Shrink the Monster

Arguments happen and hopefully you will be able to resolve the conflict. In this blog post we at SEL4CT want to discuss ways to both help you resolve the conflict and ways to muddle through it. Managing conflict is an important part of our daily life, as there is always going to be someone who we do not get along with but have to work with. The American Management Association notes these important steps in resolving conflict: identifying the conflict, understanding the source of the conflict, clear and calm communication, identifying solutions, and finally agreement.

According to the Society for Human Resource Management open communication is an important aspect of conflict resolution. Open communication allows for employees to ask for help from their managers when in a conflict. However, open communication also provides a way for conflicting employees to first try and resolve the issue themselves. When people feel that there is an open line of communication, they are more likely to attempt to resolve the problem at hand themselves instead of going through management or HR. 

Another large part of conflict management is emotional intelligence (also known as SEL). By recognizing, understanding, and managing your emotions it allows you to better manage the conflict you’re having. In other words, by checking your emotions you can better communicate why you are upset without arguing, yelling, or reacting but instead by calmly communicating and actively listening to the person you are in conflict with. The Balance Careers also discusses the importance of empathy in conflict resolution. Their article discusses how empathy allows you to better understand why someone might be upset with you. Empathy helps you not only understand the feelings that someone else is having, but it allows you to better communicate with that individual as you can recognize that something you have done has upset someone. 

Taking a moment to pause and step back from the conflict at hand is another great way to try and resolve the issue at hand. Clarke University notes a few great questions to ask yourself (and those in conflict if you are mediating) when you are in conflict at work and even at home. Please see a few of the questions that they have posed below: 

  • What triggered the conflict?
  • What are you feeling and why?
  • How might your conflict be resolved?

Another very important part about conflict resolution is using “I” statements. Using statements that clearly define how you are feeling and thinking help others understand you. “I” statements are also important in keeping blame out of the situation – which might allow you to better resolve and prevent the conflict from occurring again. Here is a great sentence to start the conversation, just fill in the blanks (this is also a great sentence for students to use when in conflict with other students):

  • “I feel _______ when you _______, because _________. I think _______ could help resolve our conflict and ________ would help us prevent this conflict in the future.”
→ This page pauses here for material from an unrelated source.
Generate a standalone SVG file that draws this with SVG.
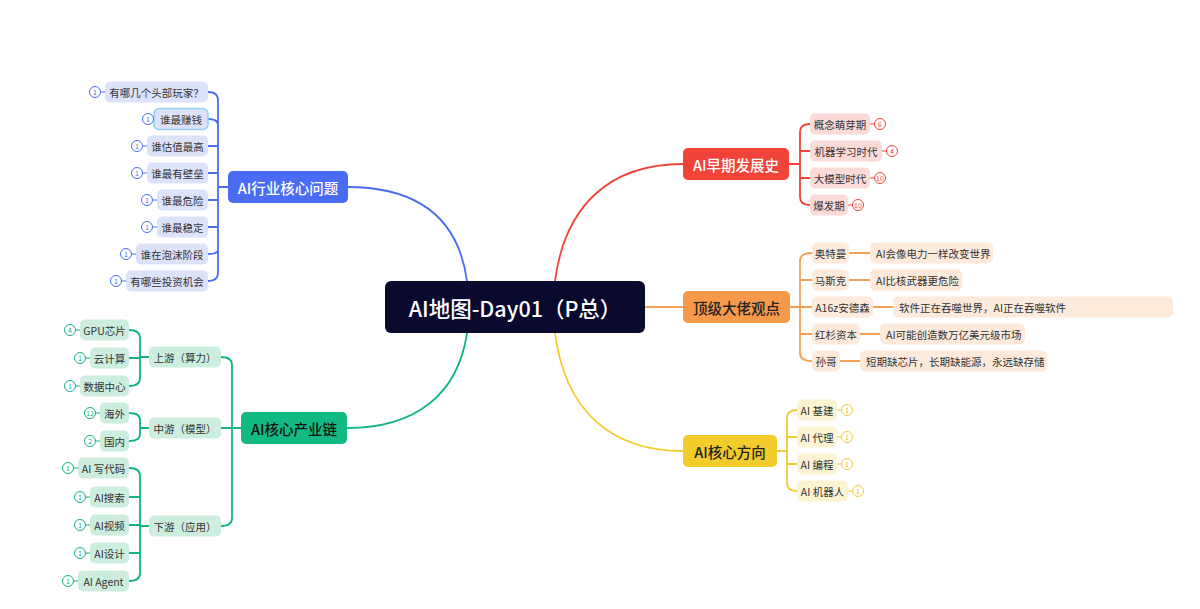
<svg xmlns="http://www.w3.org/2000/svg" width="1200" height="609" viewBox="0 0 1200 609">
<style>
text{font-family:"Noto Sans CJK SC","Liberation Sans",sans-serif;dominant-baseline:central}
.t{font-size:10.5px;fill:#333}
.m{font-size:14.5px;text-anchor:middle;font-weight:500}
.c{text-anchor:middle}
.l{fill:none;stroke-width:1.8;stroke-linecap:round}
.bl{stroke:#4a6cf5}.rd{stroke:#ee4439}.or{stroke:#f6a055}.ye{stroke:#f0cd35}.gr{stroke:#14b57e}
.bf{fill:#dde2fb}.rf{fill:#fcdad8}.of{fill:#fdeadb}.yf{fill:#fcf3d3}.gf{fill:#cdeedf}
.bd{fill:#fff;stroke-width:1}
.bn{font-size:7px;text-anchor:middle}
</style>
<rect width="1200" height="609" fill="#fff"/>
<g id="connectors">
<path class="l bl" d="M467,281 C458,215 415,187 347,187"/>
<path class="l rd" d="M555,281 C565,205 610,164 683,164"/>
<path class="l or" d="M645,307 H683"/>
<path class="l ye" d="M555,333 C565,410 610,451 683,451"/>
<path class="l gr" d="M467,333 C458,395 415,428 347,428"/>
<path class="l bl" d="M228,187 H218 M208,92 Q218,92 218,100 V273 Q218,281 208,281 M208,119 Q218,119 218,125 M208,146 H218 M208,173 H218 M208,200 H218 M208,227 H218 M208,254 Q218,254 218,250"/>
<path class="l rd" d="M789,164 H800 M810,124 Q800,124 800,132 V197 Q800,205 810,205 M810,151 H800 M810,178 H800"/>
<path class="l or" d="M790,307 H800 M812,253 Q800,253 800,261 V353 Q800,361 812,361 M812,280 H800 M812,307 H800 M812,334 H800"/>
<path class="l or" d="M849,253 H870 M849,280 H870 M873,307 H893 M860,334 H880 M840,361 H860"/>
<path class="l ye" d="M777,451 H787 M797,410 Q787,410 787,418 V483 Q787,491 797,491 M797,437 H787 M797,464 H787"/>
<path class="l gr" d="M241,428 H232 M221,357 Q232,357 232,365 V518 Q232,526 221,526 M221,428 H232"/>
<path class="l gr" d="M149,357 H140 M129,330 Q140,330 140,338 V378 Q140,386 129,386 M129,358 H140"/>
<path class="l gr" d="M149,428 H140 M129,413 Q140,413 140,420 V434 Q140,441 129,441"/>
<path class="l gr" d="M149,526 H140 M129,468 Q140,468 140,476 V573 Q140,581 129,581 M129,497 H140 M129,525 H140 M129,553 H140"/>
</g>
<g id="center">
<rect x="385" y="281" width="260" height="52" rx="6" fill="#0a0a2e"/>
<text x="515" y="307" class="c" font-size="21.5" font-weight="500" fill="#fff">AI地图-Day01（P总）</text>
</g>
<g id="n-blue-main"><rect x="228" y="171" width="120" height="32" rx="5" fill="#4a6cf5"/><text x="288" y="187" class="m" fill="#fff">AI行业核心问题</text></g>
<g id="n-red-main"><rect x="683" y="148" width="106" height="32" rx="5" fill="#f0443a"/><text x="736" y="164" class="m" fill="#fff">AI早期发展史</text></g>
<g id="n-orange-main"><rect x="683" y="291" width="107" height="32" rx="5" fill="#f7994a"/><text x="736.5" y="307" class="m" fill="#222">顶级大佬观点</text></g>
<g id="n-yellow-main"><rect x="683" y="435" width="94" height="32" rx="5" fill="#f2cc2b"/><text x="730" y="451" class="m" fill="#222">AI核心方向</text></g>
<g id="n-green-main"><rect x="241" y="412" width="106" height="32" rx="5" fill="#12b982"/><text x="294" y="428" class="m" fill="#111">AI核心产业链</text></g>

<g id="b1"><rect class="bf" x="105" y="81.5" width="103" height="21" rx="5"/><text class="t c" x="156.5" y="92">有哪几个头部玩家？</text><line class="bl" x1="100" y1="92" x2="105" y2="92"/><circle class="bd bl" cx="95" cy="92" r="5.5"/><text class="bn" x="95" y="92" fill="#4a6cf5">1</text></g>
<g id="b2"><rect class="bf" x="154" y="108.5" width="54" height="21" rx="5" stroke="#8fd3f3" stroke-width="1.5"/><text class="t c" x="181" y="119">谁最赚钱</text><line class="bl" x1="153" y1="119" x2="154" y2="119"/><circle class="bd bl" cx="148" cy="119" r="5.5"/><text class="bn" x="148" y="119" fill="#4a6cf5">1</text></g>
<g id="b3"><rect class="bf" x="147" y="135.5" width="61" height="21" rx="5"/><text class="t c" x="177.5" y="146">谁估值最高</text><line class="bl" x1="142" y1="146" x2="147" y2="146"/><circle class="bd bl" cx="137" cy="146" r="5.5"/><text class="bn" x="137" y="146" fill="#4a6cf5">1</text></g>
<g id="b4"><rect class="bf" x="147" y="162.5" width="61" height="21" rx="5"/><text class="t c" x="177.5" y="173">谁最有壁垒</text><line class="bl" x1="142" y1="173" x2="147" y2="173"/><circle class="bd bl" cx="137" cy="173" r="5.5"/><text class="bn" x="137" y="173" fill="#4a6cf5">1</text></g>
<g id="b5"><rect class="bf" x="157" y="189.5" width="51" height="21" rx="5"/><text class="t c" x="182.5" y="200">谁最危险</text><line class="bl" x1="152" y1="200" x2="157" y2="200"/><circle class="bd bl" cx="147" cy="200" r="5.5"/><text class="bn" x="147" y="200" fill="#4a6cf5">1</text></g>
<g id="b6"><rect class="bf" x="157" y="216.5" width="51" height="21" rx="5"/><text class="t c" x="182.5" y="227">谁最稳定</text><line class="bl" x1="152" y1="227" x2="157" y2="227"/><circle class="bd bl" cx="147" cy="227" r="5.5"/><text class="bn" x="147" y="227" fill="#4a6cf5">1</text></g>
<g id="b7"><rect class="bf" x="136" y="243.5" width="72" height="21" rx="5"/><text class="t c" x="172" y="254">谁在泡沫阶段</text><line class="bl" x1="131" y1="254" x2="136" y2="254"/><circle class="bd bl" cx="126" cy="254" r="5.5"/><text class="bn" x="126" y="254" fill="#4a6cf5">1</text></g>
<g id="b8"><rect class="bf" x="126" y="270.5" width="82" height="21" rx="5"/><text class="t c" x="167" y="281">有哪些投资机会</text><line class="bl" x1="121" y1="281" x2="126" y2="281"/><circle class="bd bl" cx="116" cy="281" r="5.5"/><text class="bn" x="116" y="281" fill="#4a6cf5">1</text></g>

<g id="r1"><rect class="rf" x="810" y="113.5" width="60" height="21" rx="5"/><text class="t c" x="840" y="124">概念萌芽期</text><line class="rd" x1="870" y1="124" x2="875" y2="124"/><circle class="bd rd" cx="880" cy="124" r="5.5"/><text class="bn" x="880" y="124" fill="#ee4439">6</text></g>
<g id="r2"><rect class="rf" x="810" y="140.5" width="72" height="21" rx="5"/><text class="t c" x="846" y="151">机器学习时代</text><line class="rd" x1="882" y1="151" x2="887" y2="151"/><circle class="bd rd" cx="892" cy="151" r="5.5"/><text class="bn" x="892" y="151" fill="#ee4439">4</text></g>
<g id="r3"><rect class="rf" x="810" y="167.5" width="60" height="21" rx="5"/><text class="t c" x="840" y="178">大模型时代</text><line class="rd" x1="870" y1="178" x2="875" y2="178"/><circle class="bd rd" cx="880" cy="178" r="5.5"/><text class="bn" x="880" y="178" fill="#ee4439" font-size="6">10</text></g>
<g id="r4"><rect class="rf" x="810" y="194.5" width="38" height="21" rx="5"/><text class="t c" x="829" y="205">爆发期</text><line class="rd" x1="848" y1="205" x2="853" y2="205"/><circle class="bd rd" cx="858" cy="205" r="5.5"/><text class="bn" x="858" y="205" fill="#ee4439" font-size="6">10</text></g>

<g id="o1"><rect class="of" x="812" y="242.5" width="37" height="21" rx="5"/><text class="t c" x="830.5" y="253">奥特曼</text></g>
<g id="o1q"><rect class="of" x="870" y="242.5" width="123" height="21" rx="5"/><text class="t" x="876" y="253">AI会像电力一样改变世界</text></g>
<g id="o2"><rect class="of" x="812" y="269.5" width="37" height="21" rx="5"/><text class="t c" x="830.5" y="280">马斯克</text></g>
<g id="o2q"><rect class="of" x="870" y="269.5" width="92" height="21" rx="5"/><text class="t" x="876" y="280">AI比核武器更危险</text></g>
<g id="o3"><rect class="of" x="812" y="296.5" width="61" height="21" rx="5"/><text class="t c" x="842.5" y="307">A16z安德森</text></g>
<g id="o3q"><rect class="of" x="893" y="296.5" width="280" height="21" rx="5"/><text class="t" x="899" y="307">软件正在吞噬世界，AI正在吞噬软件</text></g>
<g id="o4"><rect class="of" x="812" y="323.5" width="48" height="21" rx="5"/><text class="t c" x="836" y="334">红杉资本</text></g>
<g id="o4q"><rect class="of" x="880" y="323.5" width="145" height="21" rx="5"/><text class="t" x="886" y="334">AI可能创造数万亿美元级市场</text></g>
<g id="o5"><rect class="of" x="812" y="350.5" width="28" height="21" rx="5"/><text class="t c" x="826" y="361">孙哥</text></g>
<g id="o5q"><rect class="of" x="860" y="350.5" width="187" height="21" rx="5"/><text class="t" x="866" y="361">短期缺芯片，长期缺能源，永远缺存储</text></g>

<g id="y1"><rect class="yf" x="797" y="399.5" width="40" height="21" rx="5"/><text class="t c" x="817" y="410">AI 基建</text><line class="ye" x1="837" y1="410" x2="842" y2="410"/><circle class="bd ye" cx="847" cy="410" r="5.5"/><text class="bn" x="847" y="410" fill="#e0b820">1</text></g>
<g id="y2"><rect class="yf" x="797" y="426.5" width="40" height="21" rx="5"/><text class="t c" x="817" y="437">AI 代理</text><line class="ye" x1="837" y1="437" x2="842" y2="437"/><circle class="bd ye" cx="847" cy="437" r="5.5"/><text class="bn" x="847" y="437" fill="#e0b820">1</text></g>
<g id="y3"><rect class="yf" x="797" y="453.5" width="40" height="21" rx="5"/><text class="t c" x="817" y="464">AI 编程</text><line class="ye" x1="837" y1="464" x2="842" y2="464"/><circle class="bd ye" cx="847" cy="464" r="5.5"/><text class="bn" x="847" y="464" fill="#e0b820">1</text></g>
<g id="y4"><rect class="yf" x="797" y="480.5" width="51" height="21" rx="5"/><text class="t c" x="822.5" y="491">AI 机器人</text><line class="ye" x1="848" y1="491" x2="853" y2="491"/><circle class="bd ye" cx="858" cy="491" r="5.5"/><text class="bn" x="858" y="491" fill="#e0b820">1</text></g>

<g id="g1"><rect class="gf" x="149" y="346.5" width="72" height="21" rx="5"/><text class="t c" x="185" y="357">上游（算力）</text></g>
<g id="g2"><rect class="gf" x="149" y="417.5" width="72" height="21" rx="5"/><text class="t c" x="185" y="428">中游（模型）</text></g>
<g id="g3"><rect class="gf" x="149" y="515.5" width="72" height="21" rx="5"/><text class="t c" x="185" y="526">下游（应用）</text></g>

<g id="g1a"><rect class="gf" x="80" y="319.5" width="49" height="21" rx="5"/><text class="t c" x="104.5" y="330">GPU芯片</text><line class="gr" x1="75" y1="330" x2="80" y2="330"/><circle class="bd gr" cx="70" cy="330" r="5.5"/><text class="bn" x="70" y="330" fill="#14b57e">4</text></g>
<g id="g1b"><rect class="gf" x="90" y="347.5" width="39" height="21" rx="5"/><text class="t c" x="109.5" y="358">云计算</text><line class="gr" x1="85" y1="358" x2="90" y2="358"/><circle class="bd gr" cx="80" cy="358" r="5.5"/><text class="bn" x="80" y="358" fill="#14b57e">1</text></g>
<g id="g1c"><rect class="gf" x="80" y="375.5" width="49" height="21" rx="5"/><text class="t c" x="104.5" y="386">数据中心</text><line class="gr" x1="75" y1="386" x2="80" y2="386"/><circle class="bd gr" cx="70" cy="386" r="5.5"/><text class="bn" x="70" y="386" fill="#14b57e">1</text></g>
<g id="g2a"><rect class="gf" x="100" y="402.5" width="29" height="21" rx="5"/><text class="t c" x="114.5" y="413">海外</text><line class="gr" x1="95" y1="413" x2="100" y2="413"/><circle class="bd gr" cx="90" cy="413" r="5.5"/><text class="bn" x="90" y="413" fill="#14b57e" font-size="6">12</text></g>
<g id="g2b"><rect class="gf" x="100" y="430.5" width="29" height="21" rx="5"/><text class="t c" x="114.5" y="441">国内</text><line class="gr" x1="95" y1="441" x2="100" y2="441"/><circle class="bd gr" cx="90" cy="441" r="5.5"/><text class="bn" x="90" y="441" fill="#14b57e">2</text></g>
<g id="g3a"><rect class="gf" x="78" y="457.5" width="51" height="21" rx="5"/><text class="t c" x="103.5" y="468">AI 写代码</text><line class="gr" x1="73" y1="468" x2="78" y2="468"/><circle class="bd gr" cx="68" cy="468" r="5.5"/><text class="bn" x="68" y="468" fill="#14b57e">1</text></g>
<g id="g3b"><rect class="gf" x="90" y="486.5" width="39" height="21" rx="5"/><text class="t c" x="109.5" y="497">AI搜索</text><line class="gr" x1="85" y1="497" x2="90" y2="497"/><circle class="bd gr" cx="80" cy="497" r="5.5"/><text class="bn" x="80" y="497" fill="#14b57e">1</text></g>
<g id="g3c"><rect class="gf" x="90" y="514.5" width="39" height="21" rx="5"/><text class="t c" x="109.5" y="525">AI视频</text><line class="gr" x1="85" y1="525" x2="90" y2="525"/><circle class="bd gr" cx="80" cy="525" r="5.5"/><text class="bn" x="80" y="525" fill="#14b57e">1</text></g>
<g id="g3d"><rect class="gf" x="90" y="542.5" width="39" height="21" rx="5"/><text class="t c" x="109.5" y="553">AI设计</text><line class="gr" x1="85" y1="553" x2="90" y2="553"/><circle class="bd gr" cx="80" cy="553" r="5.5"/><text class="bn" x="80" y="553" fill="#14b57e">1</text></g>
<g id="g3e"><rect class="gf" x="78" y="570.5" width="51" height="21" rx="5"/><text class="t c" x="103.5" y="581">AI Agent</text><line class="gr" x1="73" y1="581" x2="78" y2="581"/><circle class="bd gr" cx="68" cy="581" r="5.5"/><text class="bn" x="68" y="581" fill="#14b57e">1</text></g>
</svg>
Now that you have begun the conversation with the individual you are in conflict with, it is important to find common ground to better resolve the issue. This common ground can help make sure that both parties in conflict are feeling content with the end result. Berkeley notes that it is important for people to agree on the problem at hand, agree on change that both parties can make, and agree on what steps can be taken in the future to prevent this conflict from happening again. It is also important for both parties to agree on some form of follow-up communication after the conflict has been resolved to make sure that the conflict is truly resolved. 

Unfortunately adults are not the only ones who face conflict. Children also face conflict and they tend to look to their adults for ways to resolve the problem. PBS Kids for Parents discusses some great ways to help teach children how to resolve conflict. The article notes the importance of modeling behavior and empathy as children learn through watching. Another great trick that PBS mentions is to practice brainstorming solutions and identifying feelings as this practice can come in hand when they are in an actual conflict. Thankfully, many of the topics discussed earlier can be slightly modified to help kids resolve their conflicts too (with the help of an adult as a mediator if needed). The Child Mind Institute notes the importance of practicing “I” statements and empathy skills with children so they can better manage their own conflicts in the future. Although it might be helpful for an adult to mediate the problem, its important to allow the children to explain their emotions. Try using the below sentence to help them practice:

  • “I feel __________ because ___________ , I would feel less _________ if __________.” (this sentence might need to be modified for the age of the child or the problem at hand).

Along with the above “I” statement and brainstorming solutions, it’s also important for children to practice conflict resolution in the classroom. This practice can be done through fun activities, but they create great future skills. Centervention provides a great 30 minute classroom activity to help students practice conflict resolution. The activity article also provides some extra tips on helping students practice conflict resolution such as building a feeling/emotion vocabulary and practicing emotional regulation.

We hope this helps you to resolve the conflicts you might face at work, school, or home.